Something I’ve been waiting to post for a while, because it’s a piece that is easily one of my favourites despite its’ simplicity and well aged design.
This is a RAID mod shirt in the true sense for me personally, as I bought it in standard BDU form then sent it off to a tailor and chose the specifics of the alterations myself, in the classic method.
For those unfamiliar, you can read my article on ITS Tactical where I touch on the topic of RAID modding for shirts and the history thereof, but the jist is that guys have been taking the pockets off the front of their uniforms and having them sewn on to the upper arms since at least WW2. Whether it was parachute harnesses back in the 40s or common body armour after that, there has been gear blocking access to torso mounted pockets for a long time, yet standard issue uniforms did not adapt, so having your shirt pockets on the sleeve instead of the torso just made sense. The practice ended within the US Army of course when they moved over from the BDU in Woodland/Tri-Color Desert over to the ACU in Universal Camouflage Pattern, since ACUs feature sleeve pockets as standard with the only torso pockets being on the chest and no more pockets on the lower abdomen.

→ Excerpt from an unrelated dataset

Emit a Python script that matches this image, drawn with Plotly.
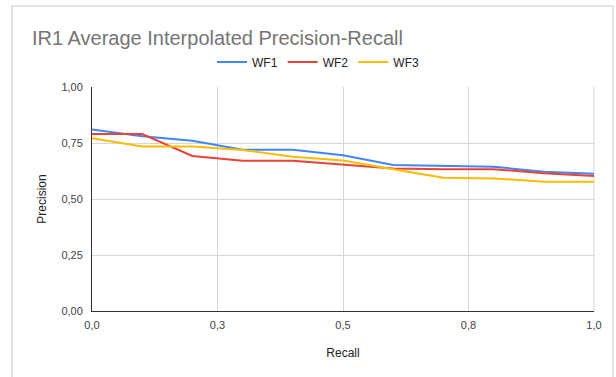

My particular RAID shirt started life as a totally plain jane, 100% standard issue ‘Hot Weather’ coat in 50/50 NYCO Woodland, which originally had a US Air Force service designation tape sewn above one of the upper pockets. This was clearly someone’s barrack wear shirt for a long time as it was fairly thoroughly faded and broken in by the time I got hold of it. The pictures below demonstrate this pretty clearly in the areas where the sleeve cuff is tightened and the lack of sun bleaching of fabric where the lower pockets used to be.
The modifications I had done include the following:
-Upper/chest pockets removed and relocated to the upper arms with a cant to allow easier access across the body. Closure method changed from buttons to velcro. Loop fields for patches added to the exterior of the pocket bodies and closure flaps, similar to Crye’s Army Custom cut.
-Lower/abdomen pockets removed and relocated to the chest. Placed at an angle to again allow easy access across the body, though I opted not to go for horizontal mounting as contents can too easily fall out when the flap is opened. Closure method is again velcro instead of buttons.
-The previously inaccessible storage area created by the double-layering of fabric on the elbows has been made accessible by the addition of slits with velcro closure at the top of each pocket. Padding can now be added to the elbow areas if desired.
The main closure down the front of the shirt is still the original buttons. I also didn’t opt for a ‘Mandarin’ collar by adding velcro to it, as I tend to find that simply fastening the very top button and popping up the collar provides plenty adequate neck protection from the sun and the rub of slings or shoulder straps. In service for barrack wear the BDU shirt was worn with the top folded/ironed open in a dress shirt style, much the same as CS95, but fastening all the buttons is certainly the superior method for most practical wear in the field.
While the individual who carried out work for me certainly did so to a high standard overall, they sadly are no longer in the business of tactical tailoring. Truth be told, even if they were, I would have to refrain from recommending them as multiple promised deadlines were missed and communication was extremely spotty at best. There was a point I was rather worried I’d not see my items again though luckily it did not come to that. It’s a shame that people who posses both the sewing skills and understanding of military uniforms necessary to create such pieces are like hens’ teeth these days, as this particular shirt is definitely one of the coolest looking in my possession. It may not be the most feature rich but it comes very close to a modern, commercial Field cut shirt in function and has an awful lot more character on account of the wear and custom modification.